1. Look for Common Factors

Look for factors that are present in both the numerator and the denominator of the fraction. You can either do this by examination (looking at the numbers and listing their factors in your head) or by writing out the factors for each number. Here's how you'd write the factors out:

Factors of 9: 1, 3, 9

Factors of 12: 1, 3, 4, 12

2. Find the Greatest Common Factor

Whether you're using examination or a list, find the greatest factor that both numbers share. In this case, the greatest factor present in both numbers is 3.

3. Divide by the Greatest Common Factor

Divide both numerator and denominator by the greatest common factor or, to think of it another way, factor that number out of both numerator and denominator and then cancel it. Either way, you end up with:

\(\frac{9 ÷ 3}{12 ÷ 3} = \frac{3}{4}\)

Because the numerator and denominator no longer have any common factors greater than 1, your fraction is now in lowest terms.

The process works exactly the same for simplifying an improper fraction to lowest terms.
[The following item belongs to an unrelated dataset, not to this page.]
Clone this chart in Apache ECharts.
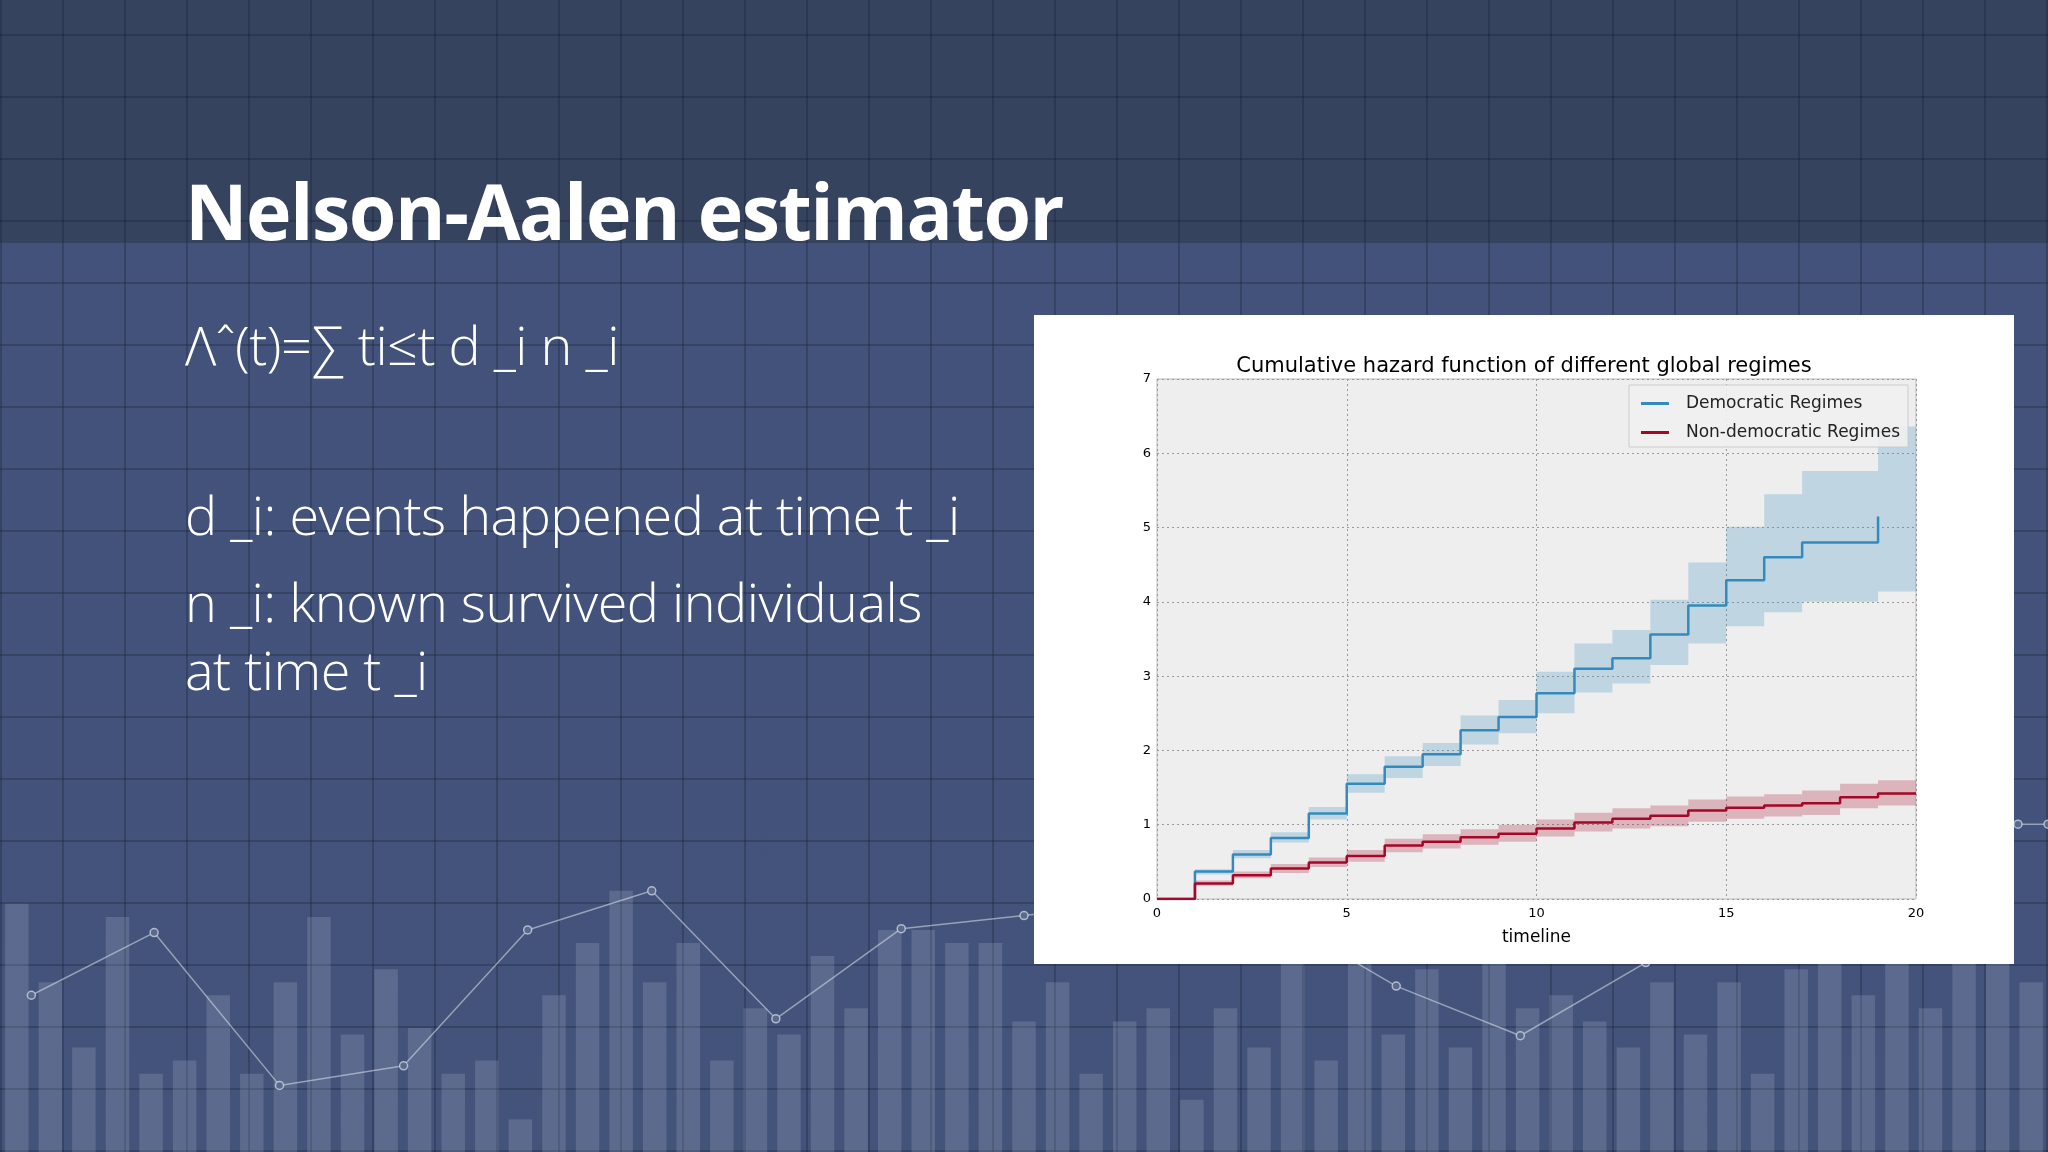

Consider the improper fraction

\(\frac{25}{10}\)

1. Look for Common Factors

Examine both numbers, or make a list, to find their factors:

Factors of 25: 1, 5, 25

Factors of 10: 1, 2, 5, 10

2. Find the Greatest Common Factor

In this case, the greatest factor that's in both numbers is 5.

3. Divide by the Greatest Common Factor

Divide both numerator and denominator by 5. This gives you:

\(\frac{5}{2}\)

Because 5 and 2 share no common factors greater than 1, the fraction is now in lowest terms.